To do:
Without the pictures, can you quote each line below exactly?

Collected data:
• • • •

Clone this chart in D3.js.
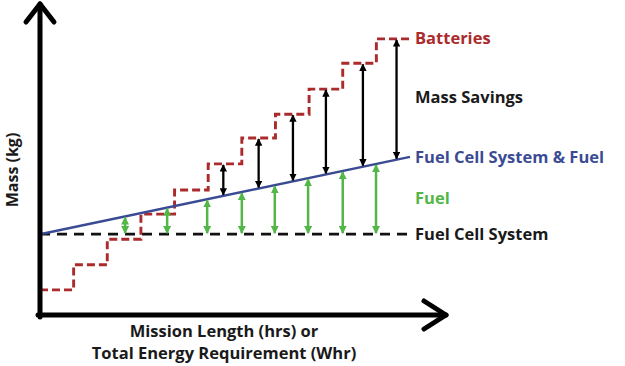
<!DOCTYPE html>
<html><head><meta charset="utf-8">
<script src="https://cdn.jsdelivr.net/npm/d3@7"></script>
<style>body{margin:0;background:#fff}svg{display:block}text{font-family:"Open Sans",Lato,sans-serif;font-weight:700}</style>
</head><body><div id="chart"></div>
<script>
// Step edges along mission length (arbitrary units) and battery mass per step
const stepEdges = [0,1,2,3,4,5,6,7,8,9,10,11];
const batteryMass = [1,2,3.02,4.02,4.98,6.02,7.05,8.0,9.0,10.03,11.0];
const fuelCellSystemMass = 3.22;
const totalMassLine = [{x:0,m:3.22},{x:11,m:6.3}];
const savingsArrowX = [5.45,6.5,7.52,8.5,9.6,10.6];
const fuelArrowX = [2.53,3.78,4.97,6.0,6.98,7.97,9.0,9.99];
const labels = ["Batteries","Mass Savings","Fuel Cell System & Fuel","Fuel","Fuel Cell System"];
const labelMass = [11.05,8.7,6.3,4.65,3.22];
const xTitle = ["Mission Length (hrs) or","Total Energy Requirement (Whr)"];
const yTitle = "Mass (kg)";

const W=625,H=366;
const svg=d3.select("#chart").append("svg").attr("width",W).attr("height",H);
const x=d3.scaleLinear().domain([0,11]).range([40,410]);
const y=d3.scaleLinear().domain([0,12.55]).range([315,0]);

const RED="#ab2a2c",BLUE="#3b4b93",GREEN="#52b748",BLACK="#000";
const defs=svg.append("defs");
function mk(id,color){
  defs.append("marker").attr("id",id).attr("viewBox","0 0 10 10").attr("refX",9).attr("refY",5)
   .attr("markerWidth",3.2).attr("markerHeight",3.2).attr("orient","auto-start-reverse").attr("markerUnits","strokeWidth")
   .append("path").attr("d","M0,0L10,5L0,10Z").attr("fill",color);
}
mk("ab",BLACK);mk("ag",GREEN);

// fuel cell system dashed line
svg.append("line").attr("x1",x(0)).attr("x2",x(11)).attr("y1",y(fuelCellSystemMass)).attr("y2",y(fuelCellSystemMass))
 .attr("stroke","#111").attr("stroke-width",2.8).attr("stroke-dasharray","10,7");

// battery staircase
const stairPts=[];
batteryMass.forEach((m,i)=>{stairPts.push([x(stepEdges[i]),y(m)]);stairPts.push([x(stepEdges[i+1]),y(m)]);});
svg.append("path").attr("d",d3.line()(stairPts)).attr("fill","none").attr("stroke",RED)
 .attr("stroke-width",2.9).attr("stroke-dasharray","8,4");

// total mass line
svg.append("path").attr("d",d3.line().x(d=>x(d.x)).y(d=>y(d.m))(totalMassLine)).attr("fill","none")
 .attr("stroke",BLUE).attr("stroke-width",2.5);
const lineAt=t=>totalMassLine[0].m+(totalMassLine[1].m-totalMassLine[0].m)*t/11;
const batAt=t=>batteryMass[Math.min(10,Math.floor(t))];

// arrows
savingsArrowX.forEach(t=>{
  svg.append("line").attr("x1",x(t)).attr("x2",x(t)).attr("y1",y(batAt(t))+1).attr("y2",y(lineAt(t))-1)
   .attr("stroke",BLACK).attr("stroke-width",2.3).attr("marker-start","url(#ab)").attr("marker-end","url(#ab)");
});
fuelArrowX.forEach(t=>{
  svg.append("line").attr("x1",x(t)).attr("x2",x(t)).attr("y1",y(lineAt(t))+1).attr("y2",y(fuelCellSystemMass)-1)
   .attr("stroke",GREEN).attr("stroke-width",2.5).attr("marker-start","url(#ag)").attr("marker-end","url(#ag)");
});

// axes
const ax=svg.append("g").attr("stroke","#000").attr("fill","none").attr("stroke-linecap","round").attr("stroke-linejoin","round");
ax.append("line").attr("x1",x(0)).attr("x2",x(0)).attr("y1",y(0)+2).attr("y2",4).attr("stroke-width",5);
ax.append("path").attr("d",`M${x(0)-14},22L${x(0)},4L${x(0)+14},22`).attr("stroke-width",5);
ax.append("line").attr("x1",x(0)-2).attr("x2",446).attr("y1",y(0)).attr("y2",y(0)).attr("stroke-width",5);
ax.append("path").attr("d",`M424,${y(0)-14}L446,${y(0)}L424,${y(0)+14}`).attr("stroke-width",5);

// labels
const colors=[RED,"#1a1a1a",BLUE,GREEN,"#1a1a1a"];
labels.forEach((l,i)=>{
  svg.append("text").attr("x",415).attr("y",y(labelMass[i])).attr("dy","0.36em").attr("font-size",16.5)
   .attr("fill",colors[i]).text(l);
});
svg.append("text").attr("x",224).attr("y",337).attr("text-anchor","middle").attr("font-size",16.5).attr("fill","#1a1a1a").text(xTitle[0]);
svg.append("text").attr("x",224).attr("y",359).attr("text-anchor","middle").attr("font-size",16.5).attr("fill","#1a1a1a").text(xTitle[1]);
svg.append("text").attr("transform","translate(18,170) rotate(-90)").attr("text-anchor","middle").attr("font-size",16)
 .attr("fill","#1a1a1a").text(yTitle);
</script></body></html>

• • • •

Worked answer:
Clone this chart in D3.js.
<!DOCTYPE html>
<html><head><meta charset="utf-8">
<script src="https://cdn.jsdelivr.net/npm/d3@7"></script>
<style>body{margin:0;background:#fff}svg{display:block}text{font-family:"Open Sans",Lato,sans-serif;font-weight:700}</style>
</head><body><div id="chart"></div>
<script>
// Step edges along mission length (arbitrary units) and battery mass per step
const stepEdges = [0,1,2,3,4,5,6,7,8,9,10,11];
const batteryMass = [1,2,3.02,4.02,4.98,6.02,7.05,8.0,9.0,10.03,11.0];
const fuelCellSystemMass = 3.22;
const totalMassLine = [{x:0,m:3.22},{x:11,m:6.3}];
const savingsArrowX = [5.45,6.5,7.52,8.5,9.6,10.6];
const fuelArrowX = [2.53,3.78,4.97,6.0,6.98,7.97,9.0,9.99];
const labels = ["Batteries","Mass Savings","Fuel Cell System & Fuel","Fuel","Fuel Cell System"];
const labelMass = [11.05,8.7,6.3,4.65,3.22];
const xTitle = ["Mission Length (hrs) or","Total Energy Requirement (Whr)"];
const yTitle = "Mass (kg)";

const W=625,H=366;
const svg=d3.select("#chart").append("svg").attr("width",W).attr("height",H);
const x=d3.scaleLinear().domain([0,11]).range([40,410]);
const y=d3.scaleLinear().domain([0,12.55]).range([315,0]);

const RED="#ab2a2c",BLUE="#3b4b93",GREEN="#52b748",BLACK="#000";
const defs=svg.append("defs");
function mk(id,color){
  defs.append("marker").attr("id",id).attr("viewBox","0 0 10 10").attr("refX",9).attr("refY",5)
   .attr("markerWidth",3.2).attr("markerHeight",3.2).attr("orient","auto-start-reverse").attr("markerUnits","strokeWidth")
   .append("path").attr("d","M0,0L10,5L0,10Z").attr("fill",color);
}
mk("ab",BLACK);mk("ag",GREEN);

// fuel cell system dashed line
svg.append("line").attr("x1",x(0)).attr("x2",x(11)).attr("y1",y(fuelCellSystemMass)).attr("y2",y(fuelCellSystemMass))
 .attr("stroke","#111").attr("stroke-width",2.8).attr("stroke-dasharray","10,7");

// battery staircase
const stairPts=[];
batteryMass.forEach((m,i)=>{stairPts.push([x(stepEdges[i]),y(m)]);stairPts.push([x(stepEdges[i+1]),y(m)]);});
svg.append("path").attr("d",d3.line()(stairPts)).attr("fill","none").attr("stroke",RED)
 .attr("stroke-width",2.9).attr("stroke-dasharray","8,4");

// total mass line
svg.append("path").attr("d",d3.line().x(d=>x(d.x)).y(d=>y(d.m))(totalMassLine)).attr("fill","none")
 .attr("stroke",BLUE).attr("stroke-width",2.5);
const lineAt=t=>totalMassLine[0].m+(totalMassLine[1].m-totalMassLine[0].m)*t/11;
const batAt=t=>batteryMass[Math.min(10,Math.floor(t))];

// arrows
savingsArrowX.forEach(t=>{
  svg.append("line").attr("x1",x(t)).attr("x2",x(t)).attr("y1",y(batAt(t))+1).attr("y2",y(lineAt(t))-1)
   .attr("stroke",BLACK).attr("stroke-width",2.3).attr("marker-start","url(#ab)").attr("marker-end","url(#ab)");
});
fuelArrowX.forEach(t=>{
  svg.append("line").attr("x1",x(t)).attr("x2",x(t)).attr("y1",y(lineAt(t))+1).attr("y2",y(fuelCellSystemMass)-1)
   .attr("stroke",GREEN).attr("stroke-width",2.5).attr("marker-start","url(#ag)").attr("marker-end","url(#ag)");
});

// axes
const ax=svg.append("g").attr("stroke","#000").attr("fill","none").attr("stroke-linecap","round").attr("stroke-linejoin","round");
ax.append("line").attr("x1",x(0)).attr("x2",x(0)).attr("y1",y(0)+2).attr("y2",4).attr("stroke-width",5);
ax.append("path").attr("d",`M${x(0)-14},22L${x(0)},4L${x(0)+14},22`).attr("stroke-width",5);
ax.append("line").attr("x1",x(0)-2).attr("x2",446).attr("y1",y(0)).attr("y2",y(0)).attr("stroke-width",5);
ax.append("path").attr("d",`M424,${y(0)-14}L446,${y(0)}L424,${y(0)+14}`).attr("stroke-width",5);

// labels
const colors=[RED,"#1a1a1a",BLUE,GREEN,"#1a1a1a"];
labels.forEach((l,i)=>{
  svg.append("text").attr("x",415).attr("y",y(labelMass[i])).attr("dy","0.36em").attr("font-size",16.5)
   .attr("fill",colors[i]).text(l);
});
svg.append("text").attr("x",224).attr("y",337).attr("text-anchor","middle").attr("font-size",16.5).attr("fill","#1a1a1a").text(xTitle[0]);
svg.append("text").attr("x",224).attr("y",359).attr("text-anchor","middle").attr("font-size",16.5).attr("fill","#1a1a1a").text(xTitle[1]);
svg.append("text").attr("transform","translate(18,170) rotate(-90)").attr("text-anchor","middle").attr("font-size",16)
 .attr("fill","#1a1a1a").text(yTitle);
</script></body></html>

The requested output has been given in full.